The end of venture capital and the beginning of peer-funded, “slow money” based production using shared designs and low-capital machinery

We’ve made and cited the argument before: In peer production, the interests of capitalists and entrepreneurs are no longer aligned

Essentially, in an era of open knowledge, free code and shared designs, the design phase needs less and less capital, and as shared design communities progress, they design not just sustainable products, but a new kind of machinery, along with new ways to peer-fund entrepreneurship.

This argument finds more and more credence, including in Silicon Valley, witness this article from Chris O’Brien.

Now the author is not exacly making the same argument, but we would argue that the situation he described is very related to the lower capital requirements that we have been describing. It’s precisely because the Facebook’s and Google’s of this world could start with low funding and zero advertising, that they obtained independence from the venture capital and IPO world.

We cite:

Chris O’Brien:

“Silicon Valley has passed an important milestone that may mark the end of one era and the beginning of another.

This dividing line in history was revealed this summer in the latest report from the National Venture Capital Association, which showed that 10-year returns on venture capital investments had turned negative at the end of 2009, and nose-dived during the first quarter of 2010. Let me translate what might sound like some insider mumbo jumbo: Venture capital investing, the lifeblood of the valley’s innovation economy, has become a sucker’s bet.

The venture industry is in free fall.:

Why is this happening:

” the larger problems plaguing the venture industry are really about how the world has changed since the dot-com bust. The venture industry’s financial model was built on having a significant number of their portfolio companies hold initial public offerings of stock. Venture firms depend on windfalls from these IPOs to overcome failed investments and to deliver healthy returns to investors. But except for a couple of years, the IPO market has been comatose this past decade.

Venture capitalists were hoping against hope that this year might finally be the year that the IPO made a comeback. But once again, that hasn’t happened. According to Renaissance Capital, the Bay Area has had nine venture-backed companies go public this year, up from two last year. The most notable of those was Tesla Motors, the electric carmaker that represents the highest of high-risk bets.

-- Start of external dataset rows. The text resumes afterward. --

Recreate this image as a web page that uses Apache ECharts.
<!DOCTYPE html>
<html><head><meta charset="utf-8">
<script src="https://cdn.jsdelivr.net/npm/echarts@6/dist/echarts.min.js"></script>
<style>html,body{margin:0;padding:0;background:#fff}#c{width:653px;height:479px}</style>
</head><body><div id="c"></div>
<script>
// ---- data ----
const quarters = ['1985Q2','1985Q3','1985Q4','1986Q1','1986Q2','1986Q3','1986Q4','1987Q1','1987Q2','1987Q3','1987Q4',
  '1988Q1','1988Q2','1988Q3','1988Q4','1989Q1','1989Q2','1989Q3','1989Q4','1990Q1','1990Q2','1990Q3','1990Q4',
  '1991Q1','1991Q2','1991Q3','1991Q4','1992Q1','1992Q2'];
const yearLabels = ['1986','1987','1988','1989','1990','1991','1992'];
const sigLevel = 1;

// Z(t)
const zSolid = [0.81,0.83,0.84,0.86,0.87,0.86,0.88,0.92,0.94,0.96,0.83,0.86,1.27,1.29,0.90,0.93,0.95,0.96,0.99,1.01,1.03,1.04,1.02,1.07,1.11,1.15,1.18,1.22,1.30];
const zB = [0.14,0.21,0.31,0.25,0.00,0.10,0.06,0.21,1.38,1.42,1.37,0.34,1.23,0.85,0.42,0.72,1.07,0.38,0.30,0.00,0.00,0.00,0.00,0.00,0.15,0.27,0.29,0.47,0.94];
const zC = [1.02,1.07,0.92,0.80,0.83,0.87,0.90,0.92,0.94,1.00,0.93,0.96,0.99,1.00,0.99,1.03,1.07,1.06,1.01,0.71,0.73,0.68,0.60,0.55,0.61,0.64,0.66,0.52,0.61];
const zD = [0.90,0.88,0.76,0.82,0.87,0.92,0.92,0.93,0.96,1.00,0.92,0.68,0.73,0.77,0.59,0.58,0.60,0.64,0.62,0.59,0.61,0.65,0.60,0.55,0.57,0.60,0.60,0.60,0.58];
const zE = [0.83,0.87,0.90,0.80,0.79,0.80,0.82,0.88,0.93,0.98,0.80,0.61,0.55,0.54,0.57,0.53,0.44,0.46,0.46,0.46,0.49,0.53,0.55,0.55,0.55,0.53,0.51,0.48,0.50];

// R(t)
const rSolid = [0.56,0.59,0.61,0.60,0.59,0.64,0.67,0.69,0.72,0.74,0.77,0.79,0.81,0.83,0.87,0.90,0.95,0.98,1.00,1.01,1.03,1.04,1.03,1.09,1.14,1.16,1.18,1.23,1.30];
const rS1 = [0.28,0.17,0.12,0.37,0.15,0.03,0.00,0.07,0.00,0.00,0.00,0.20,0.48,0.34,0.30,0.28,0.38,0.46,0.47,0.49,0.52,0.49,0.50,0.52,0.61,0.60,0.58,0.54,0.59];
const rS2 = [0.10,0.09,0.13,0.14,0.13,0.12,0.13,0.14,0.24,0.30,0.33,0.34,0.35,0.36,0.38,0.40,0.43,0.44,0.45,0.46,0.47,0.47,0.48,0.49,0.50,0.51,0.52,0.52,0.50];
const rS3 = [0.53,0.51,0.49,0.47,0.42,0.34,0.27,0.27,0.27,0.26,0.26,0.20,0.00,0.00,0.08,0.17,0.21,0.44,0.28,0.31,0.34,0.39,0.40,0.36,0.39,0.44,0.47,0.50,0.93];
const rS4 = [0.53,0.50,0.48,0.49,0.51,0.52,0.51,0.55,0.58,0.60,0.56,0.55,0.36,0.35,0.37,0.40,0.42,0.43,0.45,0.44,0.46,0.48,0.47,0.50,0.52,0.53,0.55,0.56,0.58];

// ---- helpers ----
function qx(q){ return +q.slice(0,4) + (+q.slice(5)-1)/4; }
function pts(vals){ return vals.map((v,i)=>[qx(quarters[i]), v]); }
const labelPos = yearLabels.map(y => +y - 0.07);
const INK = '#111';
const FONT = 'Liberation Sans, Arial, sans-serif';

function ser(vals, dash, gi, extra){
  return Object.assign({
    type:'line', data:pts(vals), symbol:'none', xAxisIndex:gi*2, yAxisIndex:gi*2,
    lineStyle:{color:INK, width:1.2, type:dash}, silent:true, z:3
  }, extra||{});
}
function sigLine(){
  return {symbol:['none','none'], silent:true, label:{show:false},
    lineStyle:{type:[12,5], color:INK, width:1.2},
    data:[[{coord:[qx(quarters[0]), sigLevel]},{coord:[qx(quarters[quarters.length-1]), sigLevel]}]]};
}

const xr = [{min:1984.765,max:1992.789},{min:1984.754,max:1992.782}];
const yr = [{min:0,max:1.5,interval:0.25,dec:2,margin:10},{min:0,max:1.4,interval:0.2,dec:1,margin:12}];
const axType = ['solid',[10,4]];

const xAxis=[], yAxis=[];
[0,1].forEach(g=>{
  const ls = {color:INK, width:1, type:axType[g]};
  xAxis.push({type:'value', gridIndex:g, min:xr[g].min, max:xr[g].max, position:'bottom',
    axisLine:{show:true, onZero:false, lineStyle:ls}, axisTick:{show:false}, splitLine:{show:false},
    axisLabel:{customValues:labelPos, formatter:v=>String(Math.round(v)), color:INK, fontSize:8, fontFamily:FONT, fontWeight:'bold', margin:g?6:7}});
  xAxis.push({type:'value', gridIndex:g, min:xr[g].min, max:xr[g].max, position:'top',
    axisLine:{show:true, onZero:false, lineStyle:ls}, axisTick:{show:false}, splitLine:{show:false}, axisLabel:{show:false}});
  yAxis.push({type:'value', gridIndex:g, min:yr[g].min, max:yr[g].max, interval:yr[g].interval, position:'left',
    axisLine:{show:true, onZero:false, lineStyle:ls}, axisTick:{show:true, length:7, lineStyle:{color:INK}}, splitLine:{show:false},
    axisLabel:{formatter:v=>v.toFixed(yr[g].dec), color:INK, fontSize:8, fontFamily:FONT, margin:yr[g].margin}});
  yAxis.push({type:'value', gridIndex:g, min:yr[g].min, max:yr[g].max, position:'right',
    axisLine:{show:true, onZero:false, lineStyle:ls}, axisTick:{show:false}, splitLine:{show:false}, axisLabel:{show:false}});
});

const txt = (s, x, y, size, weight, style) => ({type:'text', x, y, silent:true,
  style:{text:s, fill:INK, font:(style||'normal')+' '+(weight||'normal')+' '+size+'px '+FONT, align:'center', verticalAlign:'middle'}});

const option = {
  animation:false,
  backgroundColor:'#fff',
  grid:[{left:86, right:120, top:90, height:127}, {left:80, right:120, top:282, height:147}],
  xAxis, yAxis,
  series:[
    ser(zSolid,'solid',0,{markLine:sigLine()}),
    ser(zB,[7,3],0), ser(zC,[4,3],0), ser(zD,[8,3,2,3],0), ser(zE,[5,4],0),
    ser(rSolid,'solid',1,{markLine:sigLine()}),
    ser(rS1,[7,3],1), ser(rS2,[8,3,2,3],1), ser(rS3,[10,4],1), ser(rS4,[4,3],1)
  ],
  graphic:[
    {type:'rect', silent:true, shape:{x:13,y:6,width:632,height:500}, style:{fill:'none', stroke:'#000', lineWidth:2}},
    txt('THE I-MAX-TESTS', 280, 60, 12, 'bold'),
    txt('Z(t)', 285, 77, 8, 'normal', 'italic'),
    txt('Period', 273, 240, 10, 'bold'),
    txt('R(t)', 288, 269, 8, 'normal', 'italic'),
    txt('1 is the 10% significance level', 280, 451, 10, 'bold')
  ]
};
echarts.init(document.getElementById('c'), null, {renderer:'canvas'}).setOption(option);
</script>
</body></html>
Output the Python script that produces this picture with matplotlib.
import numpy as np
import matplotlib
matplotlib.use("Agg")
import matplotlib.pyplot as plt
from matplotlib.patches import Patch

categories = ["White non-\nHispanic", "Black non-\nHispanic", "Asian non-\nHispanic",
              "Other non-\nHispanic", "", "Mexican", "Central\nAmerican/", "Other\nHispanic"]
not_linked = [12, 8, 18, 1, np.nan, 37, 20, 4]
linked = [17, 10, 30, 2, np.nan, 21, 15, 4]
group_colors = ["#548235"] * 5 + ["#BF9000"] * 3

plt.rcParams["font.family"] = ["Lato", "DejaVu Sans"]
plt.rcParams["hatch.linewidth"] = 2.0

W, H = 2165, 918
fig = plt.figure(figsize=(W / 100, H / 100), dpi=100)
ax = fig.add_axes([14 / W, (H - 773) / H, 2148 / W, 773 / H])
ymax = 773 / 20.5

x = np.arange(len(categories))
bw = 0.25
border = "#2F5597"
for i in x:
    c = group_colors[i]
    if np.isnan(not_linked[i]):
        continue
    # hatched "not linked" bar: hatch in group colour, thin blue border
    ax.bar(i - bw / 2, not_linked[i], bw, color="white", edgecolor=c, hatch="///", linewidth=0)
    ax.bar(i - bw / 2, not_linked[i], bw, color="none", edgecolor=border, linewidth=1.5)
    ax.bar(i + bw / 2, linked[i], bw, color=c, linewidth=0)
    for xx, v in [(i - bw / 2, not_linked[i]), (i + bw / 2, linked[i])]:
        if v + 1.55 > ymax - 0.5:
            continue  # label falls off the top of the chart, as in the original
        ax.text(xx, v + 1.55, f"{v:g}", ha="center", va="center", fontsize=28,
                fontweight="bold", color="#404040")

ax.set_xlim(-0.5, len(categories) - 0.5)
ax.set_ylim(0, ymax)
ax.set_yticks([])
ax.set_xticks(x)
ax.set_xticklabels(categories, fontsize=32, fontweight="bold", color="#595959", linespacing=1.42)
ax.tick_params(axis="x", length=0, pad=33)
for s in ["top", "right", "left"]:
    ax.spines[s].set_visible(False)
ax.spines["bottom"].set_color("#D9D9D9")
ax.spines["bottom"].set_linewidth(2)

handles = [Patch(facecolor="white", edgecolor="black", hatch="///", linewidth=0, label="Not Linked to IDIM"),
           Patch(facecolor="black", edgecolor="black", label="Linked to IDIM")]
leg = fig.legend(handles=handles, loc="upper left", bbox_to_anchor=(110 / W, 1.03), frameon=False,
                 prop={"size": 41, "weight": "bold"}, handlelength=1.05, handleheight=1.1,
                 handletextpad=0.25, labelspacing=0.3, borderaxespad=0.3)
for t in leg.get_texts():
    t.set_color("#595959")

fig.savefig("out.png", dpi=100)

What little momentum these IPOs generated has been offset by companies like Solyndra, a cleantech success story that filed and then withdrew its IPO plans. And worse for venture capital firms, companies that might provide a true home-run IPO, such as Facebook, LinkedIn and Zynga, have been doing everything in their power to avoid an IPO. These companies say they don’t need the money enough to give up the control that comes with being a public company.

How gloomy is this picture for venture capital firms? According to an NVCA survey, 90 percent of venture capitalists who responded expect their industry to contract through 2015.

Some will argue that at least in the area of Web startups, companies can be launched on the cheap, and growing numbers of angel investors — those wealthy individuals who invest at the earliest stages — are stepping in to give these companies a boost. True, but that kind of funding doesn’t work as well for biotechnology, medical devices or cleantech. And these angel-backed companies are small and lean, and don’t create large numbers of jobs.

Instead of going public, the companies that do show potential now get gobbled up by the Googles and Facebooks of the world. At the same time, valley giants like Hewlett-Packard, Oracle, Intel and Cisco Systems continue their acquisitions of larger tech companies, a consolidation trend that more often than not is accompanied by big job cuts.”